The largest earthquake in Japanese history, with an incredible 8.9 magnitude, slammed the island nation with a 23-foot tsunami as people in the United States slept. A wall of water, moving at jet engine speeds, swept away houses and trucks like broken toys.
At least 60 people are confirmed dead, but tragically it appears the final death toll will be much higher. The Voice of America says “it appears there are hundreds of bodies on the coast in and around” the city of Sendai. As I write this, the Associated Press announced Japanese police have found “two or three hundred bodies in a northeastern coastal area.”

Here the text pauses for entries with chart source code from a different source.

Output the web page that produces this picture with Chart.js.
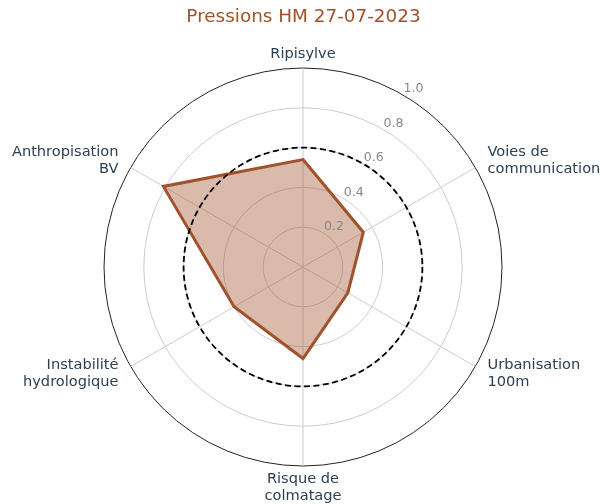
<!DOCTYPE html>
<html lang="fr">
<head>
    <meta charset="UTF-8">
    <title>Pressions HM 27-07-2023</title>
    <script src="https://cdn.jsdelivr.net/npm/chart.js"></script>
    <style>
        html, body {
            margin: 0;
            padding: 0;
            background: #fff;
        }
        #chartContainer {
            width: 609px;
            height: 504px;
        }
    </style>
</head>
<body>
    <div id="chartContainer">
        <canvas id="pressionsChart"></canvas>
    </div>

    <script>
        const axes = [
            ['Ripisylve'],
            ['Voies de', 'communication'],
            ['Urbanisation', '100m'],
            ['Risque de', 'colmatage'],
            ['Instabilité', 'hydrologique'],
            ['Anthropisation', 'BV']
        ];
        const valeurs = [0.54, 0.35, 0.26, 0.46, 0.40, 0.81];
        const seuil = 0.6;
        const graduations = [0.2, 0.4, 0.6, 0.8, 1.0];

        const couleur = '#a0522d';
        const couleurTexte = '#2c3e50';

        Chart.defaults.font.family = "'DejaVu Sans', sans-serif";

        // cercle pointillé du seuil, étiquettes des graduations et des axes
        const habillage = {
            id: 'habillage',
            afterDatasetsDraw(chart) {
                const scale = chart.scales.r;
                const ctx = chart.ctx;
                const cx = scale.xCenter, cy = scale.yCenter;

                ctx.save();
                ctx.beginPath();
                ctx.setLineDash([6, 3.5]);
                ctx.lineWidth = 1.8;
                ctx.strokeStyle = '#000';
                ctx.arc(cx, cy, scale.getDistanceFromCenterForValue(seuil), 0, Math.PI * 2);
                ctx.stroke();
                ctx.setLineDash([]);

                ctx.font = "12.6px 'DejaVu Sans'";
                ctx.fillStyle = '#888';
                ctx.textAlign = 'left';
                ctx.textBaseline = 'alphabetic';
                graduations.forEach(v => {
                    const p = scale.getPointPosition(0.5, scale.getDistanceFromCenterForValue(v));
                    ctx.fillText(v.toFixed(1), p.x + 1, p.y - 2.5);
                });
                ctx.restore();
            },
            afterDraw(chart) {
                const scale = chart.scales.r;
                const ctx = chart.ctx;
                const r = scale.drawingArea;
                const hLigne = 16.5;

                ctx.save();
                ctx.font = "14.6px 'DejaVu Sans'";
                ctx.fillStyle = couleurTexte;
                ctx.textBaseline = 'middle';
                axes.forEach((lignes, i) => {
                    const p = scale.getPointPosition(i, r + 14);
                    const c = Math.cos(p.angle), s = Math.sin(p.angle);
                    const hBloc = lignes.length * hLigne;
                    let y0;
                    if (Math.abs(c) < 0.01) {
                        ctx.textAlign = 'center';
                        y0 = s < 0 ? scale.yCenter - r - 6 - hBloc : scale.yCenter + r + 5;
                    } else {
                        ctx.textAlign = c > 0 ? 'left' : 'right';
                        y0 = p.y - hBloc / 2;
                    }
                    lignes.forEach((t, k) => {
                        ctx.fillText(t, p.x, y0 + hLigne * (k + 0.5));
                    });
                });
                ctx.restore();
            }
        };

        const ctx = document.getElementById('pressionsChart').getContext('2d');

        const chart = new Chart(ctx, {
            type: 'radar',
            data: {
                labels: axes,
                datasets: [{
                    label: 'Pressions',
                    data: valeurs,
                    borderColor: couleur,
                    backgroundColor: 'rgba(160, 82, 45, 0.4)',
                    borderWidth: 3,
                    borderJoinStyle: 'miter',
                    pointRadius: 0,
                    pointHoverRadius: 0,
                    fill: true
                }]
            },
            options: {
                responsive: true,
                maintainAspectRatio: false,
                animation: false,
                layout: {
                    padding: { top: 0, bottom: 37, left: 0, right: 2 }
                },
                scales: {
                    r: {
                        min: 0,
                        max: 1,
                        ticks: {
                            display: false,
                            stepSize: 0.2
                        },
                        grid: {
                            circular: true,
                            color: c => c.tick && c.tick.value === 1 ? '#222' : '#cccccc',
                            lineWidth: 1
                        },
                        angleLines: {
                            color: '#cccccc',
                            lineWidth: 1
                        },
                        pointLabels: {
                            display: false
                        }
                    }
                },
                plugins: {
                    legend: { display: false },
                    tooltip: { enabled: false },
                    title: {
                        display: true,
                        text: 'Pressions HM 27-07-2023',
                        color: couleur,
                        font: { size: 18.4, weight: 'normal' },
                        padding: { top: 6, bottom: 40 }
                    }
                }
            },
            plugins: [habillage]
        });
    </script>
</body>
</html>
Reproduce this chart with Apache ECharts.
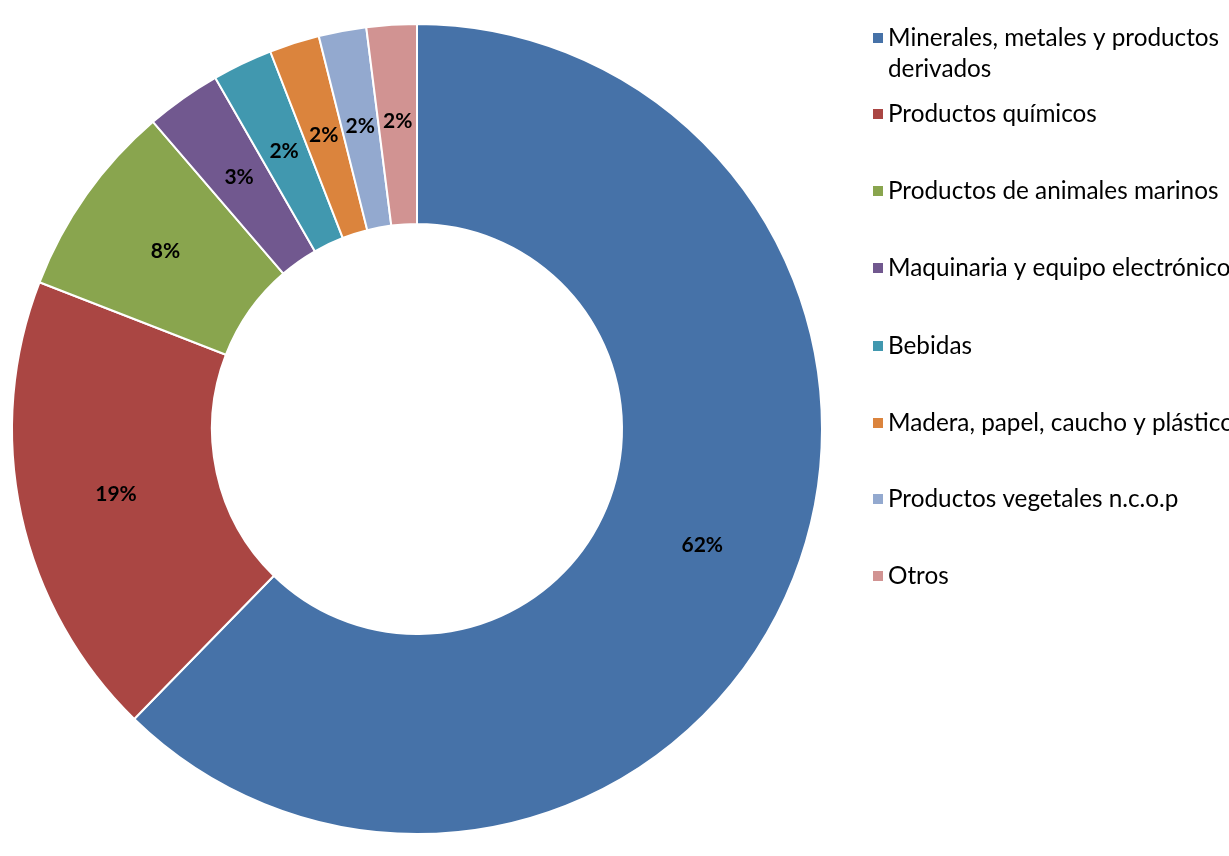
<!DOCTYPE html>
<html>
<head>
<meta charset="utf-8">
<script src="https://cdn.jsdelivr.net/npm/echarts@6/dist/echarts.min.js"></script>
<style>html,body{margin:0;padding:0;background:#fff;}#c{width:1229px;height:856px;}</style>
</head>
<body>
<div id="c"></div>
<script>
const categories = [
  'Minerales, metales y productos derivados',
  'Productos químicos',
  'Productos de animales marinos',
  'Maquinaria y equipo electrónico',
  'Bebidas',
  'Madera, papel, caucho y plástico',
  'Productos vegetales n.c.o.p',
  'Otros'
];
const values = [62.3, 18.6, 7.8, 3.0, 2.4, 2.0, 1.9, 2.0];
const colors = ['#4672A8', '#AA4643', '#89A54E', '#71588F', '#4198AF', '#DB843D', '#93A9CF', '#D19392'];
const legendY = [38, 114, 191, 268, 346, 423, 499, 576];

const chart = echarts.init(document.getElementById('c'));
const FONT = 'Lato';
const LH = 31;
const legends = categories.map((name, i) => {
  const multi = i === 0;
  const h = multi ? LH * 3 : LH;
  return {
    orient: 'vertical',
    left: 873,
    top: legendY[i] - h / 2,
    padding: 0,
    icon: 'rect',
    itemWidth: 10,
    itemHeight: 10,
    itemStyle: { borderWidth: 0 },
    selectedMode: false,
    data: [name],
    formatter: n => n === categories[0] ? '\u00a0\nMinerales, metales y productos\nderivados' : n,
    textStyle: {
      fontFamily: FONT,
      fontSize: 24.3,
      color: '#000',
      lineHeight: LH
    }
  };
});

chart.setOption({
  animation: false,
  color: colors,
  legend: legends,
  series: [{
    type: 'pie',
    center: [417, 429],
    radius: [205, 405],
    startAngle: 90,
    clockwise: true,
    percentPrecision: 0,
    itemStyle: { borderColor: '#fff', borderWidth: 2 },
    label: {
      show: true,
      position: 'inside',
      formatter: '{d}%',
      color: '#000',
      fontFamily: FONT,
      fontWeight: 'bold',
      fontSize: 21
    },
    labelLine: { show: false },
    emphasis: { disabled: true },
    data: categories.map((n, i) => ({ name: n, value: values[i] }))
  }]
});
</script>
</body>
</html>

A wave of debris crashed through the Sendai airport. The main airport in Tokyo is closed due to earthquake damage. Damage and fires have been reported at the Fukushima nuclear power plant, and there are concerns for others that might be affected. Although no radioactive leakage has occurred so far, there is late word of evacuation orders covering over 3000 people in the immediate area. Fires are raging at the oil refinery in Ichihara.
Blogging for Forbes, Neil Weinberg, who has lived in Japan for some years, predicts that the industrial damage from the tsunami will be relatively limited, because it struck a mostly rural area. The Japanese industrial giants long ago spread their operations into other areas, moving some of them overseas. Weinberg also suggests that Japan’s constant, diligent preparation for earthquakes will pay dividends as they cope with this disaster, although he adds, “there’s really no way to prepare an entire nation for a disaster of the magnitude of the latest quake. It puts our place in the grander scheme of things in stark perspective.”
Most other nations in the Pacific Rim are under alert, and the tsunami has raced around the Pacific Rim to strike Hawaii within the last hour, and the California coast should feel its effects any minute now. American disaster teams are on alert. The U.S. Pacific Command has been working with local authorities to provide relief along the ravaged Japanese coast. The Pentagon reports no damage to American naval vessels in Japan, and all military personnel are accounted for.
God bless the people of Japan in this hour of tragedy, and may He watch over all those in Hawaii, California, and around the world who will be affected by the fury of this event. I wish good fortune to the rescue teams who will hold so many lives in their hands during the coming hours.
Update: Japanese authorities now say the tusnami was an astounding thirty-three feet high when it hit Sendai. There are reports than an entire passenger train is missing. Geologists are recording new aftershocks, above magnitude 5, off the coast of Sendai.